M. Daniel m'a parlé de BioTfuel, un des plus grands projets de R & D en France. Nous y participons avec l'IFP, Sofiproteol (Avril), le CEA et U.D.E., une entreprise allemande qui a amené la technologie. Il s'agit de prendre des déchets de bois de forêt, à Compiègne, et de les torréfier ; ensuite, par une technologie de carbochimie, de transformer ce bois en biodiesel et en biokérosène.

Nous sommes en train d'investir à peu près 120 millions d'euros à Dunkerque, pour faire l'unité de démonstration, sur le site de l'ancienne raffinerie. C'est un très grand projet, qui va durer quatre ou cinq ans. Mais c'est de la R&D : ce n'est pas encore gagné. Nous faisons un pilote, qui devrait démarrer fin 2016, début 2017 à Dunkerque. Ensuite, nous ferons la recherche et le développement. C'est une filière intéressante.
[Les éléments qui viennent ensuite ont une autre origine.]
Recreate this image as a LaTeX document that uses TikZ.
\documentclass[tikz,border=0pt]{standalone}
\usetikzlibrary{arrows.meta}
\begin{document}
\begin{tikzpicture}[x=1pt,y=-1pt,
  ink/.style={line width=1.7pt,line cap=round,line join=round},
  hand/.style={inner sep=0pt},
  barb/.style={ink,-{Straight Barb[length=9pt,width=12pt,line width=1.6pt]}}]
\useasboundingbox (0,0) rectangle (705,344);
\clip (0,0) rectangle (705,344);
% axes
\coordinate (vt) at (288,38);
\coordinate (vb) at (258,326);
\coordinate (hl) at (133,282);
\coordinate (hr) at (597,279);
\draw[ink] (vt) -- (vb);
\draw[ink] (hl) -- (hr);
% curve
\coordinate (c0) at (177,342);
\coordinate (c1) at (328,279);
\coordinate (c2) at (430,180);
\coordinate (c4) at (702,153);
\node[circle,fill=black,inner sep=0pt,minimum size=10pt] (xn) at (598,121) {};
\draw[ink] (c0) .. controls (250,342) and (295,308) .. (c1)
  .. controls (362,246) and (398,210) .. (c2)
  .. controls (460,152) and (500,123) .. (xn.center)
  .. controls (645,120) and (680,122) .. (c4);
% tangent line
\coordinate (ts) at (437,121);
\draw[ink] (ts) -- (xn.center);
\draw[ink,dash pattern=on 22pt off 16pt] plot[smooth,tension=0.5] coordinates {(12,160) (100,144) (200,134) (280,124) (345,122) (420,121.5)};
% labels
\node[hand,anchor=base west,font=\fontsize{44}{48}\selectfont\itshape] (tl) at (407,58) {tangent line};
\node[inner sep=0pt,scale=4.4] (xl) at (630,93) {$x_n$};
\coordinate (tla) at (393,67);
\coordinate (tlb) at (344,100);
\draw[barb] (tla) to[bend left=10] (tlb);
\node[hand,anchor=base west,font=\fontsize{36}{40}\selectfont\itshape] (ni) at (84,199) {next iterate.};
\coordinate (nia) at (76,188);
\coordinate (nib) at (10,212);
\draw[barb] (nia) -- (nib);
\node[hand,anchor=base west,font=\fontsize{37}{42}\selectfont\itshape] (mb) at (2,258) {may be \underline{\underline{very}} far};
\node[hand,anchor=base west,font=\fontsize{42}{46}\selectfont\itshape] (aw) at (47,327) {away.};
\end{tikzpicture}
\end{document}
J'ai par ailleurs été interrogé sur le CICE et sur le CIR.

Au titre du CICE, il nous a été attribué 19 millions d'euros en 2013, et 29 millions en 2014. Pour le percevoir, il faut payer l'impôt sur les sociétés. Comme nous n'en avons pas payé jusqu'à présent, son versement sera reporté de quatre ans. Je ne sais pas si cet outil est génial. Certes, il est compliqué. Mais il est là. C'est une espèce de contrat que le Gouvernement a voulu passer avec les entreprises, et je ne peux que faire cette recommandation à la Représentation parlementaire : il vaut mieux jouer sur la stabilité et ne pas changer trop souvent d'outils.

Le CIR est beaucoup plus important pour nous. Son montant était de 71 millions d'euros en 2013, et d'à peu près 70 millions en 2014. Sans aucun doute, ce crédit d'impôt-recherche a une vraie influence sur les choix d'implantation de nos équipes de R & D dans le pays. C'est un des outils les plus efficaces, y compris pour attirer en France les équipes de recherche d'autres compagnies. J'en ai discuté avec d'autres grands groupes étrangers, qui le reconnaissent.

Nous avons beaucoup d'outils. Je ne sais pas s'il faudrait faire du tri, mais celui-là fonctionne et il est efficace. Je crois savoir qu'un groupe de parlementaires mène en ce moment une enquête sur le sujet. En tout cas, c'est comme cela que je le vis.

Mais revenons au CICE. Les montants de salaires pris en compte n'étant pas très élevés, le groupe Total, qui emploie surtout des cadres, n'est pas très concerné. Il l'est malgré tout par le biais de certaines de ses filiales : Hutchinson, un grand du caoutchouc qui emploie 10 000 personnes en France et qui ne sert pas les mêmes salaires que dans les raffineries ; les réseaux de stations-service, où les salaires sont également plus bas.

Est-ce que le CICE incite à créer des emplois ? Je pense que cela peut jouer pour Hutchinson, qui a un problème de compétitivité. Cette entreprise emploie 35 000 personnes dans le monde. Ce sont des sous-traitants automobiles qui se battent tous les jours pour maintenir les emplois en France, alors même qu'ils ont aussi développé des usines en Pologne ou au Mexique. Dans la mesure où il s'agit d'emplois manufacturiers où il y a une vraie compétition, le CICE peut avoir une certaine influence. Dans une telle entreprise, le coût du travail a son importance.

Cela dit, je sais bien que l'on a fait le choix de cibler les bas salaires, parce que l'on espère que cela aura un effet sur l'emploi. Mais pour moi, la priorité est de restaurer les marges des entreprises. Certes, pour créer des emplois, il faut être compétitif. Mais en France, la compétitivité ne passe pas par les bas salaires. On aura de toutes les façons du mal à être compétitif face à la Pologne. En revanche, on peut l'être sur des salaires un peu plus élevés, où il y a une valeur ajoutée plus forte.